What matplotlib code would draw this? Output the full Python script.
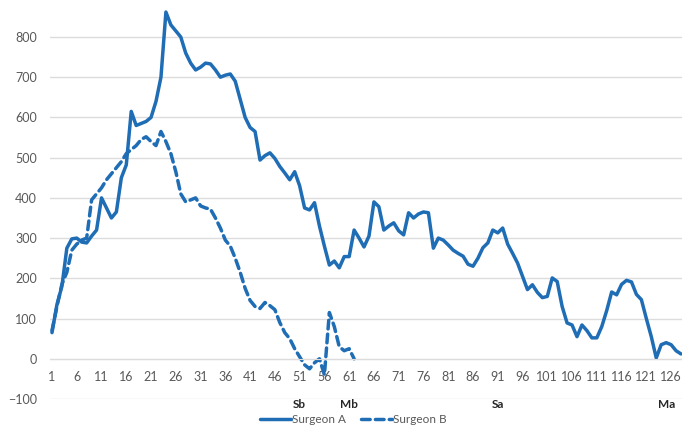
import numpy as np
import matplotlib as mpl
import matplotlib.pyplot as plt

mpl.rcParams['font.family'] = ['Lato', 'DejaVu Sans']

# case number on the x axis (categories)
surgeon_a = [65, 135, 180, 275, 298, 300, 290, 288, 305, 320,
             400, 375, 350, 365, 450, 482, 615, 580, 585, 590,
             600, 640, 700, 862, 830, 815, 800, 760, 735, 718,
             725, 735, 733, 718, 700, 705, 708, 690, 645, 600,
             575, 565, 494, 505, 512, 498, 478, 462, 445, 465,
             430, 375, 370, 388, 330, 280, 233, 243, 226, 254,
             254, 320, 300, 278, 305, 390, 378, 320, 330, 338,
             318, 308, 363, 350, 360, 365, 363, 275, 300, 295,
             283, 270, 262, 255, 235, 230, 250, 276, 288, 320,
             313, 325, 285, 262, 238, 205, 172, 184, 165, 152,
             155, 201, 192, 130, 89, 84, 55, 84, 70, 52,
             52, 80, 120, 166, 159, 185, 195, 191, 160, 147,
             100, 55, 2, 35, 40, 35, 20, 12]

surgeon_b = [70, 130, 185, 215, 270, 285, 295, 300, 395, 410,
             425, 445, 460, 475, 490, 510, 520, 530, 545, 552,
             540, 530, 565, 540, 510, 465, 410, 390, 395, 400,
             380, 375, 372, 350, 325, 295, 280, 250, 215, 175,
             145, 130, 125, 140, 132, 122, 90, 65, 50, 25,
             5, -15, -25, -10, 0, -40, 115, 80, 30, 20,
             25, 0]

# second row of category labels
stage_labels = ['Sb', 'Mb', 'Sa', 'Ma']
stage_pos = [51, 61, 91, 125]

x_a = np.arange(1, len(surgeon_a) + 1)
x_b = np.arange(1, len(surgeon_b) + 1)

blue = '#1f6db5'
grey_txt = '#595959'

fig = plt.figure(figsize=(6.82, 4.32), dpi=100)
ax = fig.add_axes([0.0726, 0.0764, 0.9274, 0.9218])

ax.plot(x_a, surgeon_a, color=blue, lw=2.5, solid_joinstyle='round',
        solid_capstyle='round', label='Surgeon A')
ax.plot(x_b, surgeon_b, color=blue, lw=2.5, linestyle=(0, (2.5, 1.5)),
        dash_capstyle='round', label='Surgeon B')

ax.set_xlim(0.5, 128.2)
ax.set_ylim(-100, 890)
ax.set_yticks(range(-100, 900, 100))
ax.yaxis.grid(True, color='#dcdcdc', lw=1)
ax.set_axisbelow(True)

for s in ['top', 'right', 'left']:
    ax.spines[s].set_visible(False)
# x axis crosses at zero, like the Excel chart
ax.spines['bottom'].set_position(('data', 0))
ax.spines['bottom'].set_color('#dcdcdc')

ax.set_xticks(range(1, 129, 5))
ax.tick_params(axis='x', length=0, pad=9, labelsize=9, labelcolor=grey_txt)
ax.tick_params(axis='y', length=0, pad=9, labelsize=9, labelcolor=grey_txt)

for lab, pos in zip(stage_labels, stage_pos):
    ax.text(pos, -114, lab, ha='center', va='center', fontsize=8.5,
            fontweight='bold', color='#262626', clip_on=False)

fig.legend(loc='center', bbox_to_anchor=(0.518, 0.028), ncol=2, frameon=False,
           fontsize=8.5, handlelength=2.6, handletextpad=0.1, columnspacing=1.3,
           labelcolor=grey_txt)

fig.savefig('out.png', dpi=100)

__TASK__:
Omit any images, then output the listing exactly.

__FINAL RESULT__:
What matplotlib code would draw this? Output the full Python script.
import numpy as np
import matplotlib as mpl
import matplotlib.pyplot as plt

mpl.rcParams['font.family'] = ['Lato', 'DejaVu Sans']

# case number on the x axis (categories)
surgeon_a = [65, 135, 180, 275, 298, 300, 290, 288, 305, 320,
             400, 375, 350, 365, 450, 482, 615, 580, 585, 590,
             600, 640, 700, 862, 830, 815, 800, 760, 735, 718,
             725, 735, 733, 718, 700, 705, 708, 690, 645, 600,
             575, 565, 494, 505, 512, 498, 478, 462, 445, 465,
             430, 375, 370, 388, 330, 280, 233, 243, 226, 254,
             254, 320, 300, 278, 305, 390, 378, 320, 330, 338,
             318, 308, 363, 350, 360, 365, 363, 275, 300, 295,
             283, 270, 262, 255, 235, 230, 250, 276, 288, 320,
             313, 325, 285, 262, 238, 205, 172, 184, 165, 152,
             155, 201, 192, 130, 89, 84, 55, 84, 70, 52,
             52, 80, 120, 166, 159, 185, 195, 191, 160, 147,
             100, 55, 2, 35, 40, 35, 20, 12]

surgeon_b = [70, 130, 185, 215, 270, 285, 295, 300, 395, 410,
             425, 445, 460, 475, 490, 510, 520, 530, 545, 552,
             540, 530, 565, 540, 510, 465, 410, 390, 395, 400,
             380, 375, 372, 350, 325, 295, 280, 250, 215, 175,
             145, 130, 125, 140, 132, 122, 90, 65, 50, 25,
             5, -15, -25, -10, 0, -40, 115, 80, 30, 20,
             25, 0]

# second row of category labels
stage_labels = ['Sb', 'Mb', 'Sa', 'Ma']
stage_pos = [51, 61, 91, 125]

x_a = np.arange(1, len(surgeon_a) + 1)
x_b = np.arange(1, len(surgeon_b) + 1)

blue = '#1f6db5'
grey_txt = '#595959'

fig = plt.figure(figsize=(6.82, 4.32), dpi=100)
ax = fig.add_axes([0.0726, 0.0764, 0.9274, 0.9218])

ax.plot(x_a, surgeon_a, color=blue, lw=2.5, solid_joinstyle='round',
        solid_capstyle='round', label='Surgeon A')
ax.plot(x_b, surgeon_b, color=blue, lw=2.5, linestyle=(0, (2.5, 1.5)),
        dash_capstyle='round', label='Surgeon B')

ax.set_xlim(0.5, 128.2)
ax.set_ylim(-100, 890)
ax.set_yticks(range(-100, 900, 100))
ax.yaxis.grid(True, color='#dcdcdc', lw=1)
ax.set_axisbelow(True)

for s in ['top', 'right', 'left']:
    ax.spines[s].set_visible(False)
# x axis crosses at zero, like the Excel chart
ax.spines['bottom'].set_position(('data', 0))
ax.spines['bottom'].set_color('#dcdcdc')

ax.set_xticks(range(1, 129, 5))
ax.tick_params(axis='x', length=0, pad=9, labelsize=9, labelcolor=grey_txt)
ax.tick_params(axis='y', length=0, pad=9, labelsize=9, labelcolor=grey_txt)

for lab, pos in zip(stage_labels, stage_pos):
    ax.text(pos, -114, lab, ha='center', va='center', fontsize=8.5,
            fontweight='bold', color='#262626', clip_on=False)

fig.legend(loc='center', bbox_to_anchor=(0.518, 0.028), ncol=2, frameon=False,
           fontsize=8.5, handlelength=2.6, handletextpad=0.1, columnspacing=1.3,
           labelcolor=grey_txt)

fig.savefig('out.png', dpi=100)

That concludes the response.